Tuesday, January 15, 2013

Keystone's Morning Wake-Up 1/15/13; PPI; Retail Sales; Business Inventories

The market bears attempted a push lower yesterday, even with AAPL and tech weakness in their favor, but failed to make any headway. The SPX 1468 and 1472 S/R levels remain key. The SPX has been moving sideways thru 1450-1472, 22 handles for the entire year thus far.  The SPX has moved thru 1466-1472, only six points, for the last 2 1/2 days.  The late day push higher yesterday was more due to the buoyancy in oil and commodities than the DELL buyout news.  For today, GTX 4935 and JJC 45.68 are going to dictate market direction after the opening bell.  Both are contributing bullishly to markets right now so the bears need to reverse one or both of these asap, otherwise the bulls will use the bears as a doormat today. RTH 43.85 is key as well, also creating bullishness in the markets. The retail sector is one of the main drivers of bullish markets over the last year and the Retail Sales numbers this morning will rock this sector.

For the SPX today starting at 1471, the bulls have the easy road ahead, only needing one measly point  higher, to punch up thru 1472, to ignite an upside acceleration to 1475-1476.  The bears need to push under 1466 to create a downside acceleration. A move thru 1467-1471 is sideways action. There is lots of drama with Keystone's SPX 30-Minute Chart with 8 MA and 34 MA Cross Indicator which shows the 8 above the 34 indicating bullish markets for the hours and days ahead, however, it is a knock-down drag-out fight ongoing, the 8 and 34 are tracking on top of each other and will decide market direction today.  AAPL is important after yesterday's news about a decreased demand appearing for the iPhone. Apple printed a closing low at 501.75 not seen since February 2012, eleven months ago.  Ditto for the intraday low, which broke thru 500 yesterday, at 498.51. Watch these two price support points closely today.

Chairman Bernanke's talk last evening was a non-event, same-o stuff. Secretary Geithner got into the act as well and the two choir boys warned of doom and gloom ahead if the debt ceiling is not raised. Many traders are thinking that Bernanke actually appeared a touch less dovish last evening. This is creating some of the drift lower in European markets this morning. The complacency continues in the markets with the low CPC and VIX as well as the high levels of bullishness in the Investors Intelligence Survey. The BPSPX is at 77.40 continuing higher but its chart indicators are all now pegged at maximum overbot levels. Watch to see if this finally decides to peak out, or not. The TRIN hugged the neutral 1.00 line yesterday not indicating any real preference for bulls or bears. The TICK machine was also calm yesterday, only producing a spike to +932 in the final minute as markets spiked to finish near the highs. There are many cross signals occurring in markets now and expected correlations are not lining out normally.  This is due to the stone-cold flat sideways action all year long thus far as highlighted in the first paragraph.
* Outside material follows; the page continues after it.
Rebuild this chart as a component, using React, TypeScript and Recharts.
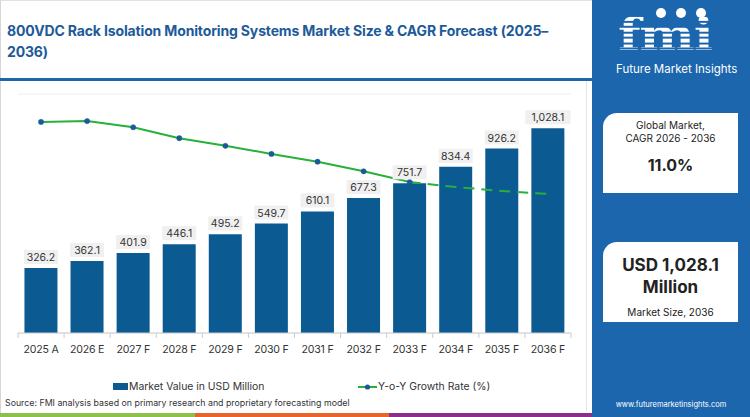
import { Bar, CartesianGrid, ComposedChart, LabelList, Line, XAxis, YAxis } from "recharts";

const years = ["2025 A", "2026 E", "2027 F", "2028 F", "2029 F", "2030 F", "2031 F", "2032 F", "2033 F", "2034 F", "2035 F", "2036 F"];
const marketValue = [326.2, 362.1, 401.9, 446.1, 495.2, 549.7, 610.1, 677.3, 751.7, 834.4, 926.2, 1028.1];
// y-o-y growth (%)
const growthRate = [10.6, 10.64, 10.33, 9.78, 9.4, 8.99, 8.6, 8.12, 7.58, 7.33, 7.13, 6.98];
const dashFrom = 8; // line turns dashed from 2033 F
const valueTicks = [0, 200, 400, 600, 800, 1000, 1200];

const rows = years.map((year, i) => ({
  year,
  value: marketValue[i],
  solid: i <= dashFrom ? growthRate[i] : null,
  dashed: i >= dashFrom ? growthRate[i] : null,
}));

const CHART_W = 592;
const MARGIN = { top: 12, right: 21, bottom: 0, left: 18 };
const HALF_BAND = (CHART_W - MARGIN.left - MARGIN.right) / years.length / 2;

const BLUE = "#0b5a92";
const PANEL = "#1b66ad";
const GREEN = "#27b03a";
const FONT = "Inter, 'Noto Sans', sans-serif";

const fmt = (v: number) => v.toLocaleString("en-US", { minimumFractionDigits: 1, maximumFractionDigits: 1 });

function ValueLabel(props: any) {
  const { x, y, width, value } = props;
  const text = fmt(Number(value));
  const w = text.length * 5.6 + 6;
  const cx = x + width / 2;
  return (
    <g>
      <rect x={cx - w / 2} y={y - 18} width={w} height={14} fill="#f0f0f0" />
      <text x={cx} y={y - 7} textAnchor="middle" fontSize={10.5} fill="#333" fontFamily={FONT}>
        {text}
      </text>
    </g>
  );
}

function YearTick(props: any) {
  const { x, y, payload, index } = props;
  return (
    <g>
      <line x1={x - HALF_BAND} x2={x - HALF_BAND} y1={y - 8} y2={y - 3} stroke="#ccc" />
      {index === years.length - 1 && <line x1={x + HALF_BAND} x2={x + HALF_BAND} y1={y - 8} y2={y - 3} stroke="#ccc" />}
      <text x={x} y={y + 12} textAnchor="middle" fontSize={10.6} letterSpacing={-0.2} fill="#333" fontFamily={FONT}>
        {payload.value}
      </text>
    </g>
  );
}

export default function App() {
  return (
    <div style={{ position: "relative", width: 750, height: 417, overflow: "hidden", background: "#fff", fontFamily: FONT }}>
      <style>{`body{margin:0}`}</style>
      <div style={{ position: "absolute", left: 0, top: 0, width: 592, height: 417, borderLeft: "1px solid #d6d6d6", borderTop: "1px solid #e2e2e2", boxSizing: "border-box" }} />
      <div
        style={{
          position: "absolute",
          left: 7,
          top: 20,
          width: 580,
          fontSize: 14,
          fontWeight: 700,
          letterSpacing: -0.15,
          lineHeight: "21px",
          color: "#1d5a99",
          whiteSpace: "nowrap",
        }}
      >
        800VDC Rack Isolation Monitoring Systems Market Size &amp; CAGR Forecast (2025–
        <br />
        2036)
      </div>
      <div style={{ position: "absolute", left: 0, top: 78, width: 592, height: 3, background: PANEL }} />
      <div style={{ position: "absolute", left: 586, top: 81, width: 1, height: 330, background: "#e4e4e4" }} />

      <div style={{ position: "absolute", left: 0, top: 82 }}>
        <ComposedChart width={CHART_W} height={282} data={rows} margin={MARGIN} barCategoryGap="14%">
          <CartesianGrid vertical={false} stroke="#eeeeee" />
          <XAxis dataKey="year" height={31} axisLine={{ stroke: "#ccc" }} tickLine={false} tick={<YearTick />} interval={0} />
          <YAxis yAxisId="v" domain={[0, 1200]} ticks={valueTicks} width={0} tick={false} axisLine={false} tickLine={false} />
          <YAxis yAxisId="g" orientation="right" domain={[0, 12]} width={0} tick={false} axisLine={false} tickLine={false} />
          <Bar yAxisId="v" dataKey="value" fill={BLUE} isAnimationActive={false}>
            <LabelList dataKey="value" content={<ValueLabel />} />
          </Bar>
          <Line
            yAxisId="g"
            dataKey="solid"
            stroke={GREEN}
            strokeWidth={2}
            dot={{ r: 2.6, fill: "#1a5a96", stroke: "#1a5a96", strokeWidth: 0.5 }}
            connectNulls={false}
            isAnimationActive={false}
          />
          <Line
            yAxisId="g"
            dataKey="dashed"
            stroke={GREEN}
            strokeWidth={2}
            strokeDasharray="11 7"
            dot={false}
            connectNulls={false}
            isAnimationActive={false}
          />
        </ComposedChart>
      </div>

      <div style={{ position: "absolute", left: 113, top: 379, height: 15, lineHeight: "15px", display: "flex", alignItems: "center", fontSize: 10.4, color: "#333" }}>
        <span style={{ display: "inline-block", width: 15, height: 7, background: BLUE, marginRight: 1 }} />
        Market Value in USD Million
      </div>
      <div style={{ position: "absolute", left: 358, top: 379, height: 15, lineHeight: "15px", display: "flex", alignItems: "center", fontSize: 10.4, color: "#333" }}>
        <svg width={19} height={8} style={{ marginRight: 1 }}>
          <line x1={0} x2={19} y1={4} y2={4} stroke={GREEN} strokeWidth={2} />
          <circle cx={9.5} cy={4} r={2.6} fill="#1a5a96" />
        </svg>
        Y-o-Y Growth Rate (%)
      </div>
      <div style={{ position: "absolute", left: 5, top: 397, lineHeight: "11px", fontSize: 8.8, color: "#333" }}>
        Source: FMI analysis based on primary research and proprietary forecasting model
      </div>
      <div style={{ position: "absolute", left: 0, top: 413, width: 195, height: 4, background: "#8cc04b" }} />
      <div style={{ position: "absolute", left: 195, top: 413, width: 194, height: 4, background: "#e8642c" }} />
      <div style={{ position: "absolute", left: 389, top: 413, width: 203, height: 4, background: "#8b2f8e" }} />

      <div style={{ position: "absolute", left: 592, top: 0, width: 158, height: 417, background: PANEL, color: "#fff" }}>
        <div
          style={{
            position: "absolute",
            left: 26,
            top: 12,
            height: 42,
            fontFamily: "'DejaVu Serif', serif",
            fontWeight: 700,
            fontSize: 42,
            lineHeight: "42px",
            letterSpacing: -1,
            transform: "scale(1.25, 1.08)",
            transformOrigin: "0 0",
            background: "repeating-linear-gradient(to bottom, #fff 0 3px, transparent 3px 5px)",
            WebkitBackgroundClip: "text",
            backgroundClip: "text",
            color: "transparent",
          }}
        >
          fmi
        </div>
        <div style={{ position: "absolute", left: 64, top: 8, width: 10, height: 10, borderRadius: 5, background: "#fff" }} />
        <div style={{ position: "absolute", left: 84, top: 8, width: 10, height: 10, borderRadius: 5, background: "#fff" }} />
        <div style={{ position: "absolute", left: 104, top: 8, width: 10, height: 10, borderRadius: 5, background: "#fff" }} />
        <div style={{ position: "absolute", left: 24, top: 63, fontSize: 11.5, lineHeight: "13px", whiteSpace: "nowrap" }}>Future Market Insights</div>

        <div style={{ position: "absolute", left: 11, top: 113, width: 135, height: 80, background: "#fff", borderTopLeftRadius: 14, color: "#222", textAlign: "center" }}>
          <div style={{ marginTop: 6, fontSize: 10, lineHeight: "13px" }}>
            Global Market,
            <br />
            CAGR 2026 - 2036
          </div>
          <div style={{ marginTop: 10, fontSize: 16, fontWeight: 700 }}>11.0%</div>
        </div>
        <div style={{ position: "absolute", left: 11, top: 242, width: 135, height: 80, background: "#fff", borderTopLeftRadius: 14, color: "#222", textAlign: "center" }}>
          <div style={{ marginTop: 12, fontSize: 17, fontWeight: 700, lineHeight: "22px" }}>
            USD 1,028.1
            <br />
            Million
          </div>
          <div style={{ marginTop: 8, fontSize: 10 }}>Market Size, 2036</div>
        </div>
        <div style={{ position: "absolute", left: 0, width: 158, top: 400, fontSize: 7.5, textAlign: "center" }}>www.futuremarketinsights.com</div>
      </div>
    </div>
  );
}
Three important data releases occur at 8:30 AM.  PPI (Producer Price Index) provides a gauge on inflation, or lack thereof.  Retail Sales is the key number today since it will provide a read on the holiday sales and impact RTH mentioned above.  A 0.2% increase is expected. The automobile sales component is important. The Empire State Manufacturing  Survey also hits at this time.  Fed heads Rosengren, Kocherlakota and Plosser are all out spinnin' yarns today.  Business Inventories hit at 10 AM and a market pivot point is expected. LEN earnings will impact the housing sector. FB makes a big announcement at 1 PM today. During OpEx weeks, a Tuesday low typically occurs that leads to a Wednesday high. At this writing, futures are flat, oil is up, copper is down. The 10-year is 1.83% continuing to ever so slowly leak lower in yield, higher in price, so folks continue to prefer the perceived safety of Treasuries. The euro is flat at 1.3380. German GDP data this morning is weaker than expected. Up euro = up markets. Down euro = down markets. In a nutshell, watch GTX 4935, JJC 45.68, oil and focus on the 8 and 34 MA cross on the 30-minute chart as described above (starting the day pointing to bullishness ahead).

Note Added 1/15/13 at 6:15 AM:  Both WTIC oil and Brent just turned negative. The S&P's are down three. 10-year is 1.83%.  Copper is negative. The euro drops to 1.3345.

Note Added 1/15/13 at 8:37 AM:  Empire State was worse than expected, Retail Sales are better than expected and PPI is in line.  The S&P's are down five, were down seven before the data. 10-yr is 1.82%.  The euro is falling today now at 1.3329. Oil and copper remain weak.